Required task |
Retype only what runs from the beginning of the data through the line with "Chart.register(...registerables);"; please omit the pictures and keep every line exact.

····················

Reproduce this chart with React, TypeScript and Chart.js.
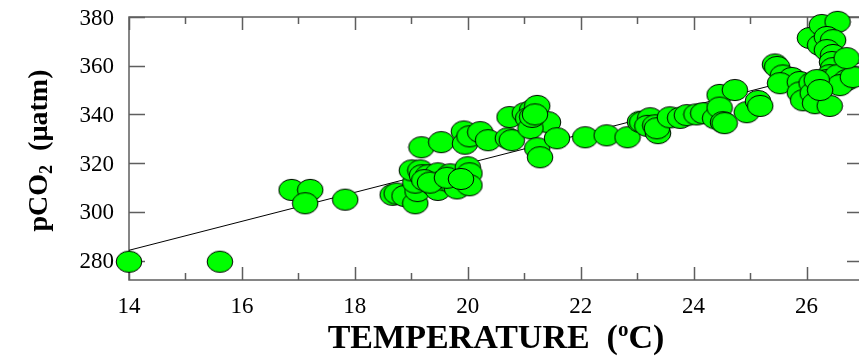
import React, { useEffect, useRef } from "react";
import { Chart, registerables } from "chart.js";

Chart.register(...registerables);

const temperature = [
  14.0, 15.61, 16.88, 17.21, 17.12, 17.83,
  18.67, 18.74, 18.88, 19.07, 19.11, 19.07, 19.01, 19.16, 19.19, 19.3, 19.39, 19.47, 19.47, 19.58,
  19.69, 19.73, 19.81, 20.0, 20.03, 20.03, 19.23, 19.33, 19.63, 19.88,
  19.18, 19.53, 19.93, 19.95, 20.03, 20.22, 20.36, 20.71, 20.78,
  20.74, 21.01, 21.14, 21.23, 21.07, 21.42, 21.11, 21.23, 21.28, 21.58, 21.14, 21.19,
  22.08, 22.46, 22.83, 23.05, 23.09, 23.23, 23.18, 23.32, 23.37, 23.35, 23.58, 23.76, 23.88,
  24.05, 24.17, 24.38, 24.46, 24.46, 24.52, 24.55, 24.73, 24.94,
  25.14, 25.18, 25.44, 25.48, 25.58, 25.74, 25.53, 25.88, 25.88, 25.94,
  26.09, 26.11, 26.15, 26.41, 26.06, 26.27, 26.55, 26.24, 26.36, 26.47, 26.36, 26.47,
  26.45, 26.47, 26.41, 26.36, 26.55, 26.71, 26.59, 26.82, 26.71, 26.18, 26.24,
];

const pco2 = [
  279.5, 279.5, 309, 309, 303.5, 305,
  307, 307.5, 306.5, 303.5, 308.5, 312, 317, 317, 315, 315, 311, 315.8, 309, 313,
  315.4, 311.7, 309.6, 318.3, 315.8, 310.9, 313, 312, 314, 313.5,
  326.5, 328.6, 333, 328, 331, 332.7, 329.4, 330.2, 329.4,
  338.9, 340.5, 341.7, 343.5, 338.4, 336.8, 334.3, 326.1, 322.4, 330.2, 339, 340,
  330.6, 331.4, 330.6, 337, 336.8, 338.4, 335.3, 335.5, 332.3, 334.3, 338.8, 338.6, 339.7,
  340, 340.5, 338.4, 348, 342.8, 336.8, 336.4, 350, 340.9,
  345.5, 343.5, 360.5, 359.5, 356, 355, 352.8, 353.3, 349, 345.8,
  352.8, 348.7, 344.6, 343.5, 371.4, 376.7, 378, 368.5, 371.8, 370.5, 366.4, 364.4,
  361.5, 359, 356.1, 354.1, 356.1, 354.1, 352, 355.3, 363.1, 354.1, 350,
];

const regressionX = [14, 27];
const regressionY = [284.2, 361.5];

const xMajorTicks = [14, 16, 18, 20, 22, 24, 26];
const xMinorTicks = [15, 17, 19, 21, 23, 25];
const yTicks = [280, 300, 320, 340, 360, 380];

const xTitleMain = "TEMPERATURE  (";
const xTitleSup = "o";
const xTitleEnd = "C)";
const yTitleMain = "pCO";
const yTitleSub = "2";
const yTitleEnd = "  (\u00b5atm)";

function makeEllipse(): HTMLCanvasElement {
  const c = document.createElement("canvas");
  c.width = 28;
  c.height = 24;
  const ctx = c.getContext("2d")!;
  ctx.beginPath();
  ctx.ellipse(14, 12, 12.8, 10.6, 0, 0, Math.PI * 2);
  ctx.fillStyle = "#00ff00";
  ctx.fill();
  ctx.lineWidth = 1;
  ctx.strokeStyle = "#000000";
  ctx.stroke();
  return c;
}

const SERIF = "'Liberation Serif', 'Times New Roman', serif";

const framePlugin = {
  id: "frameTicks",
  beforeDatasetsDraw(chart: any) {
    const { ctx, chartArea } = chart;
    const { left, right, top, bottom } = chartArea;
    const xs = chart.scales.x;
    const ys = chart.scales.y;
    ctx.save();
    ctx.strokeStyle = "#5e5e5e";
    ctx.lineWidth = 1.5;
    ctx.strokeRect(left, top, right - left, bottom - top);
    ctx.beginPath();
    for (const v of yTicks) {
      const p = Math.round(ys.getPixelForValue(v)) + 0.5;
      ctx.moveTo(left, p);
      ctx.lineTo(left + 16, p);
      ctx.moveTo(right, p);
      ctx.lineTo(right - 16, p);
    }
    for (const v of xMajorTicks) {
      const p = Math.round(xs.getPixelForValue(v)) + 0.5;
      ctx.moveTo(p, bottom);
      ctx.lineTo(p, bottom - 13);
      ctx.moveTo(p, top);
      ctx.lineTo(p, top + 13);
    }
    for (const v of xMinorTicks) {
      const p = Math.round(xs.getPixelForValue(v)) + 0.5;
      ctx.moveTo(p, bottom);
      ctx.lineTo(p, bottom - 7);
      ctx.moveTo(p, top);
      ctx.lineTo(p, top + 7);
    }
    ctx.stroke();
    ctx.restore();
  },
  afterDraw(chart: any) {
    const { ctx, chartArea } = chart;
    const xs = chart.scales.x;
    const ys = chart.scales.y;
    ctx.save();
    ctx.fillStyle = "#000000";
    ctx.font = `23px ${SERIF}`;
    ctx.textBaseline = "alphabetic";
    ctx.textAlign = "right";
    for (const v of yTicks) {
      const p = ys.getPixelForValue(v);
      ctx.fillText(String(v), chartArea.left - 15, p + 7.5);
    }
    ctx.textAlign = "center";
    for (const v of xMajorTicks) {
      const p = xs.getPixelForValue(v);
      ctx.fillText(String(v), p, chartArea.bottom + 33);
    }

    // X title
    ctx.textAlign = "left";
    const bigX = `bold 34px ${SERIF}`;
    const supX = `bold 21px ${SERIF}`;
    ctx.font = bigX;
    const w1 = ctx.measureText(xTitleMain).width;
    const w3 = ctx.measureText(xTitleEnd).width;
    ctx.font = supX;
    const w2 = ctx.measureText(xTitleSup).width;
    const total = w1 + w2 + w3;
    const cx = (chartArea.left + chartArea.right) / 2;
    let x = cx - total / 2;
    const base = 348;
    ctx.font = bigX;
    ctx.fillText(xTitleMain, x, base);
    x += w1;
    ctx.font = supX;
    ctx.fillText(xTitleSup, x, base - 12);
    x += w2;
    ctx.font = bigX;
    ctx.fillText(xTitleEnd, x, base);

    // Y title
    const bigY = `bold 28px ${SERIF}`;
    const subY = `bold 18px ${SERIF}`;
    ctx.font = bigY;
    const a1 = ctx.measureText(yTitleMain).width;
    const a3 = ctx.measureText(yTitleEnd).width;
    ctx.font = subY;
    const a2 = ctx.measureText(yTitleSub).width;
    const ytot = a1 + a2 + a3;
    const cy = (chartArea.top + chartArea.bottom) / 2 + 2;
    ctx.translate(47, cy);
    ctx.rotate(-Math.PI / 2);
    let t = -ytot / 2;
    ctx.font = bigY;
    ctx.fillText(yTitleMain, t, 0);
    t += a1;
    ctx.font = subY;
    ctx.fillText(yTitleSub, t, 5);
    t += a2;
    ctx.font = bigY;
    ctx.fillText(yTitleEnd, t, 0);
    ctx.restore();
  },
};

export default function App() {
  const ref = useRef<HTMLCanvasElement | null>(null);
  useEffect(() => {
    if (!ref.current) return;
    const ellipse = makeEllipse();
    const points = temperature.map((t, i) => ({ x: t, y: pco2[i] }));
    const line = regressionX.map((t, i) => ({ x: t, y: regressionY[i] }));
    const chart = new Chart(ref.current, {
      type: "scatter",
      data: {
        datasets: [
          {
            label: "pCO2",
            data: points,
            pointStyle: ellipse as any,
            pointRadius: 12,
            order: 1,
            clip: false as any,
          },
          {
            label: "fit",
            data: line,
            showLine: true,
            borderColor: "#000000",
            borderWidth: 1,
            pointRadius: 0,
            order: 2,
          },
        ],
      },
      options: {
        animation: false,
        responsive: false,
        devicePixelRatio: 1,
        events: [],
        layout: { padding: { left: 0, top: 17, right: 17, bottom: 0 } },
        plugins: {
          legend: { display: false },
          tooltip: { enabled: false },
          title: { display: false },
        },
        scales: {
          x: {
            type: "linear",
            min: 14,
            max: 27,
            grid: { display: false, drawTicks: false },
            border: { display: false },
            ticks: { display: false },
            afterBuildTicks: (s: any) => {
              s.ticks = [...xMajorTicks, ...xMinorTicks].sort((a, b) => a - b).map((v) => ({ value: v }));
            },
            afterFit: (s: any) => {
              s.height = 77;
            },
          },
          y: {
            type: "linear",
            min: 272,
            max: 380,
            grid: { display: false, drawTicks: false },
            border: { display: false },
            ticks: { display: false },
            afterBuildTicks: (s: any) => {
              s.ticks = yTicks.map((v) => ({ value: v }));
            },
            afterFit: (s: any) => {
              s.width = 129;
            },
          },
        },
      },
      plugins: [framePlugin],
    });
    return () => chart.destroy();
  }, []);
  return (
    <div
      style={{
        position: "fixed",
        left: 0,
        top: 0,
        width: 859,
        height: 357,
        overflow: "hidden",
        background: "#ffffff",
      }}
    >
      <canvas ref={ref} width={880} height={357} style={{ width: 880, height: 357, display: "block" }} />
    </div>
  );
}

····················

Response |
Reproduce this chart with React, TypeScript and Chart.js.
import React, { useEffect, useRef } from "react";
import { Chart, registerables } from "chart.js";

Chart.register(...registerables);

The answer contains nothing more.